VNS MATRIX- primeiras a cunhar o termo ciberfeminismo

No contexto da discussão sobre as identidades, e em particular no campo da ação dos novos movimentos sociais, o campo comunicacional emerge como espaço de luta política, decisivo e não apenas complementar de outras instâncias em que se encerra a dinâmica histórica. As novas tecnologias de comunicação possibilitam um redimensionamento dos modos de organização de inúmeros movimentos sociais como, por exemplo, o feminismo, que nesse contexto é atualizado por uma nova prática denominada Ciberfeminismo. O Ciberfeminismo desde seu início atualiza suas relações históricas com outros feminismos. A partir dessa premissa, o movimento mapeia as possibilidades de novos discursos feministas em redes de comunicação, interrogando como esse movimento se dá, e mais especificamente, como o uso das novas tecnologias de comunicação constrói essas novas histórias feministas.

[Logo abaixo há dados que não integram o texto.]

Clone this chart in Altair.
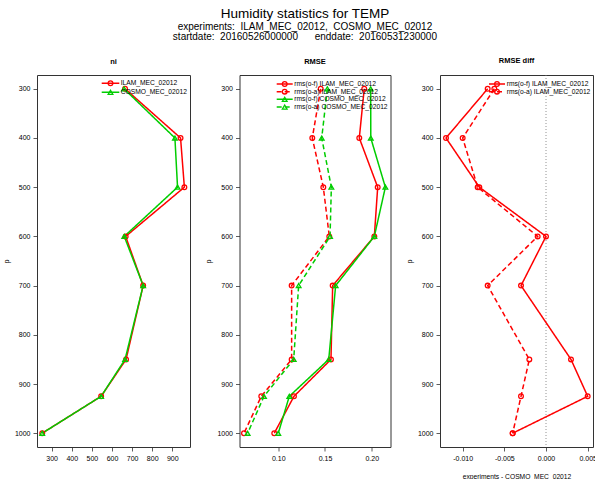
import altair as alt
import pandas as pd

# ---------------- data ----------------
levels = [300, 400, 500, 600, 700, 850, 925, 1000]

ni_names = ["ILAM_MEC_02012", "COSMO_MEC_02012"]
ni_ilam = [665, 941, 960, 668, 755, 670, 546, 253]
ni_cosmo = [660, 913, 926, 661, 755, 665, 546, 253]

rmse_names = ["rms(o-f) ILAM_MEC_02012", "rms(o-a) ILAM_MEC_02012",
              "rms(o-f) COSMO_MEC_02012", "rms(o-a) COSMO_MEC_02012"]
rmse_of_ilam = [0.192, 0.1867, 0.2064, 0.2028, 0.1582, 0.1564, 0.1168, 0.0957]
rmse_oa_ilam = [0.1454, 0.1364, 0.1482, 0.1546, 0.1143, 0.1143, 0.0818, 0.0633]
rmse_of_cosmo = [0.1989, 0.199, 0.2146, 0.2028, 0.1614, 0.154, 0.1118, 0.100]
rmse_oa_cosmo = [0.1525, 0.1465, 0.1568, 0.1554, 0.1218, 0.1165, 0.0847, 0.0672]

diff_names = ["rms(o-f) ILAM_MEC_02012", "rms(o-a) ILAM_MEC_02012"]
diff_of = [-0.0070, -0.0120, -0.0080, 0.0000, -0.0030, 0.0030, 0.0050, -0.0040]
diff_oa = [-0.0062, -0.0100, -0.0082, -0.0010, -0.0070, -0.0020, -0.0030, -0.0040]

y_ticks = [300, 400, 500, 600, 700, 800, 900, 1000]
ni_ticks = [300, 400, 500, 600, 700, 800, 900]
rmse_ticks = [0.10, 0.15, 0.20]
diff_ticks = [-0.010, -0.005, 0.000, 0.005]

title_text = "Humidity statistics for TEMP"
subtitle_lines = ["experiments:\u00a0\u00a0ILAM_MEC_02012,\u00a0\u00a0COSMO_MEC_02012",
                  "startdate:\u00a0\u00a020160526000000\u00a0\u00a0\u00a0\u00a0\u00a0\u00a0enddate:\u00a0\u00a020160531230000"]

# ---------------- style ----------------
FONT = "Liberation Sans"
RED = "#FF0000"
GREEN = "#00CD00"
SOLID = [1, 0]
DASH = [5, 3]
Y_DOMAIN = [272, 1028]
H = 372


def make_panel(title, names, values, colors, dashes, shapes, xdomain, xticks,
               xfmt, width, leg, xtitle=None, zero_rule=False):
    rows = []
    for n, vals in zip(names, values):
        for p, v in zip(levels, vals):
            rows.append({"p": p, "v": v, "s": n})
    df = pd.DataFrame(rows)

    xs = alt.Scale(domain=xdomain, nice=False, zero=False)
    ys = alt.Scale(domain=Y_DOMAIN, reverse=True, nice=False, zero=False)
    cs = alt.Scale(domain=names, range=colors)
    ds = alt.Scale(domain=names, range=dashes)
    ss = alt.Scale(domain=names, range=shapes)

    lab = ("datum.value < 0 ? '-' + format(-datum.value, '%s') : format(datum.value, '%s')"
           % (xfmt, xfmt))
    x_axis = alt.Axis(values=xticks, labelExpr=lab, titlePadding=12, labelOverlap=False)
    y_axis = alt.Axis(values=y_ticks, format="d", titlePadding=5, labelOverlap=False)
    x_enc = alt.X("v:Q", scale=xs, title=xtitle, axis=x_axis)
    y_enc = alt.Y("p:Q", scale=ys, title="p", axis=y_axis)
    col = alt.Color("s:N", scale=cs, legend=None)
    dash = alt.StrokeDash("s:N", scale=ds, legend=None)
    shp = alt.Shape("s:N", scale=ss, legend=None)

    base = alt.Chart(df)
    layers = []
    if zero_rule:
        layers.append(alt.Chart(pd.DataFrame({"z": [0.0]})).mark_rule(
            color="#777", strokeDash=[1, 2], strokeWidth=0.8).encode(
            x=alt.X("z:Q", scale=xs, title=xtitle, axis=x_axis)))
    layers.append(base.mark_line(strokeWidth=1.5).encode(
        x=x_enc, y=y_enc, color=col, strokeDash=dash, order="p:Q", detail="s:N"))
    layers.append(base.mark_point(filled=False, strokeWidth=1.3, size=22, opacity=1).encode(
        x=x_enc, y=y_enc, color=col, shape=shp))

    # R-style legend inside the plot (top right)
    ly0, ldy, lx0, lx1, ltx = leg
    legdf = pd.DataFrame({"s": names, "ly": [ly0 + i * ldy for i in range(len(names))]})
    lb = alt.Chart(legdf)
    layers.append(lb.mark_rule(strokeWidth=1.5).encode(
        x=alt.value(lx0), x2=alt.value(lx1), y=alt.Y("ly:Q", scale=None, axis=None),
        color=col, strokeDash=dash))
    layers.append(lb.mark_point(filled=False, strokeWidth=1.3, size=22, opacity=1).encode(
        x=alt.value((lx0 + lx1) / 2), y=alt.Y("ly:Q", scale=None, axis=None),
        color=col, shape=shp))
    layers.append(lb.mark_text(align="left", baseline="middle", fontSize=6.7,
                               font=FONT, color="black").encode(
        x=alt.value(ltx), y=alt.Y("ly:Q", scale=None, axis=None), text="s:N"))

    return alt.layer(*layers).properties(
        width=width, height=H,
        title=alt.TitleParams(title, fontSize=7.5, fontWeight="bold", font=FONT,
                              baseline="bottom", offset=2, anchor="middle"))


p1 = make_panel("ni", ni_names, [ni_ilam, ni_cosmo], [RED, GREEN], [SOLID, SOLID],
                ["circle", "triangle-up"], [227, 988], ni_ticks, "d", 153,
                (8.3, 9.0, 64.7, 82.3, 83.7))
p2 = make_panel("RMSE", rmse_names, [rmse_of_ilam, rmse_oa_ilam, rmse_of_cosmo, rmse_oa_cosmo],
                [RED, RED, GREEN, GREEN], [SOLID, DASH, SOLID, DASH],
                ["circle", "circle", "triangle-up", "triangle-up"],
                [0.0585, 0.2201], rmse_ticks, ".2f", 151,
                (9.0, 7.67, 37.2, 53.2, 54.8))
p3 = make_panel("RMSE diff", diff_names, [diff_of, diff_oa], [RED, RED], [SOLID, DASH],
                ["circle", "circle"], [-0.01272, 0.00564], diff_ticks, ".3f", 153,
                (9.0, 7.67, 49.0, 65.0, 66.7),
                xtitle="experiments - COSMO_MEC_02012", zero_rule=True)

chart = alt.hconcat(p1, p2, p3, spacing=49.5, bounds="flush").resolve_scale(
    x="independent", y="independent", color="independent",
    strokeDash="independent", shape="independent"
).properties(
    title=alt.TitleParams(title_text, subtitle=subtitle_lines, anchor="middle",
                          fontSize=13.5, fontWeight="normal", font=FONT, color="black",
                          subtitleFont=FONT, subtitleFontSize=10, subtitleColor="black",
                          subtitleLineHeight=9.5, subtitlePadding=2, offset=15, dx=5),
    padding={"left": 37, "top": 75, "right": 558, "bottom": 404},
    autosize=alt.AutoSizeParams(type="none"),
    background="white",
).configure_view(stroke="#333", strokeWidth=1).configure_axis(
    grid=False, domain=False, tickSize=4, tickColor="#333", tickWidth=0.8,
    labelFont=FONT, labelFontSize=7, labelColor="black", labelPadding=3,
    titleFont=FONT, titleFontSize=6.7, titleFontWeight="normal", titleColor="black",
    labelOverlap=False
)

chart.save("out.html", embed_options={"renderer": "svg", "actions": False})
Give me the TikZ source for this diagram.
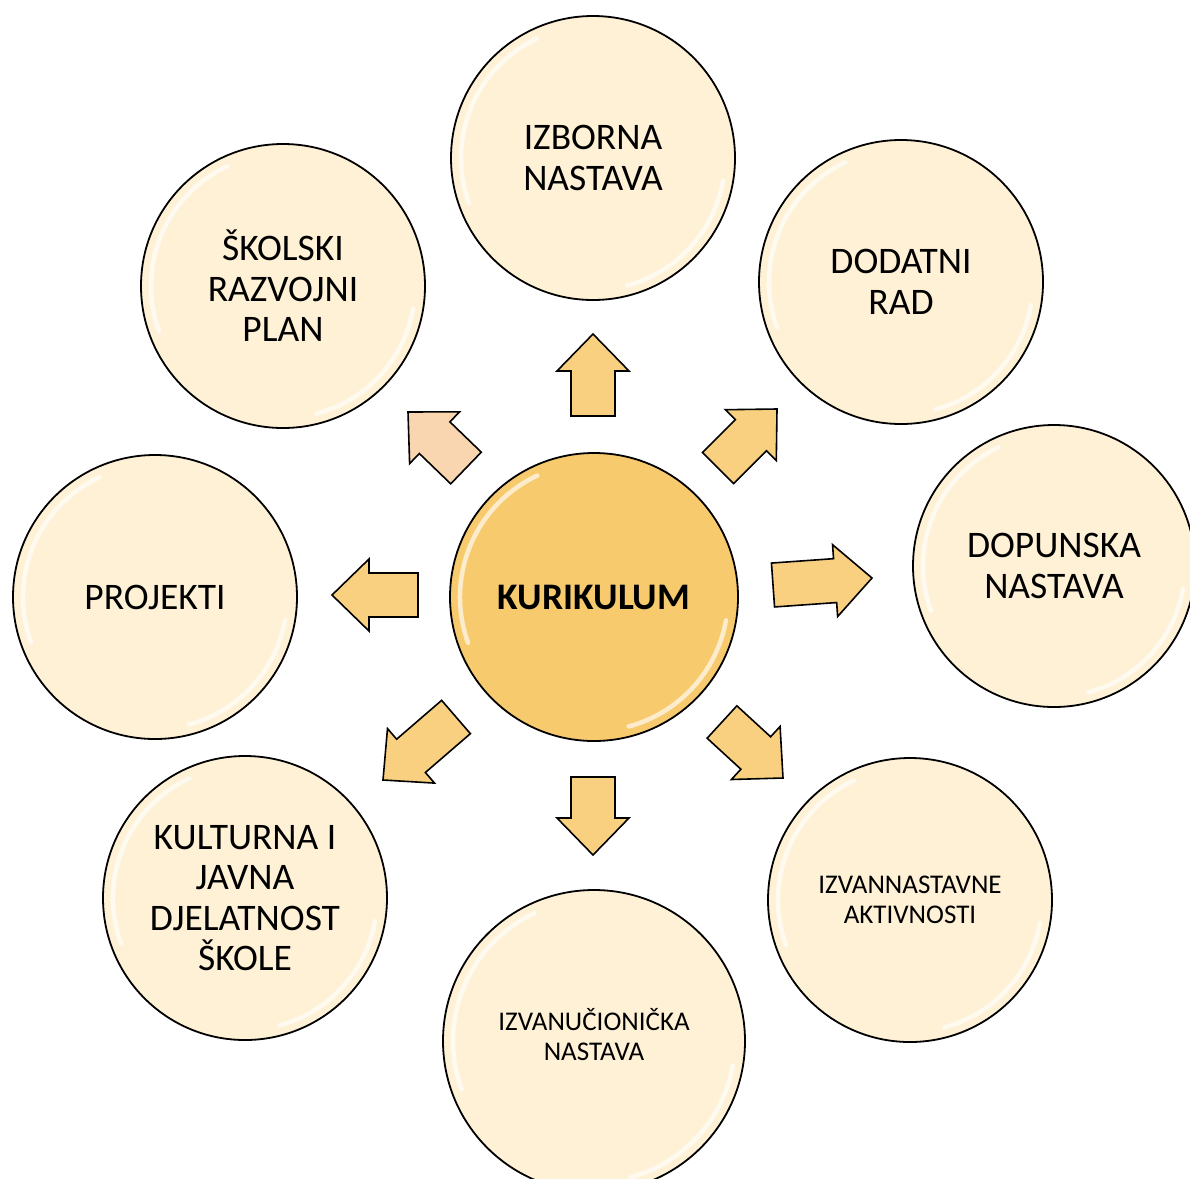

O Ciberfeminismo teve origem em inúmeras redes eletrônicas, anteriores à World Wide Web (WWW), como por exemplo, as BBS e Intranets universitárias da Austrália e Alemanha. Outro fator responsável pela origem do Ciberfeminismo é a publicação do Manifesto Ciborgue: ciência, tecnologia e feminismo-socialista no final do século XX em 1984, escrito pela biológa Donna Haraway. Donna Haraway propõe um rompimento com o marxismo, o feminismo radical e outros movimentos sociais que fracassaram ao operar com categorias como classe, raça e gênero. Em relação ao movimento feminista, a crítica de Haraway diz respeito ao modo como ele vem operando com a categoria “mulher” de uma forma naturalizada. Sendo assim, seria necessário romper com essa política da identidade e substituí-la pelas diferenças e por uma coalizão política baseada na afinidade e não numa identificação concebida como “natural”. O ciborgue seria, assim, o modelo, o mito fundante dessa nova política de identificação construída a partir da afinidade, longe da lógica da apropriação de uma única identidade. A partir disso iniciam-se as discussões e análises do processo de construção desses novos modos de discurso em redes eletrônicas e suas relações com os movimentos de identidade.

No caso Ciberfeminismo, uma das teses dessa vertente é que o entendimento do espaço da mulher deve ser também entendido no contexto das novas tecnologias, mais especificamente o da Internet. Uma dos problemas nesse processo, proposto pelas australianas Hawthorne e Klein (1999)¹ e pela americana Faith Wilding (1997)², é a de que o Ciberfeminismo ao tentar se alinhar radicalmente às teorias de Haraway, na tentativa de um rompimento com o movimento feminista anterior, acabou por obliterar sua relação com o passado político do movimento e sua relação com os diferentes contextos culturais femininos. Mas ainda que o Ciberfeminismo não tenha as mesmas características políticas de seus antecessores, suas reverberações podem ser percebidas em produções artísticas e na ação ativista de inúmeros grupos e artistas.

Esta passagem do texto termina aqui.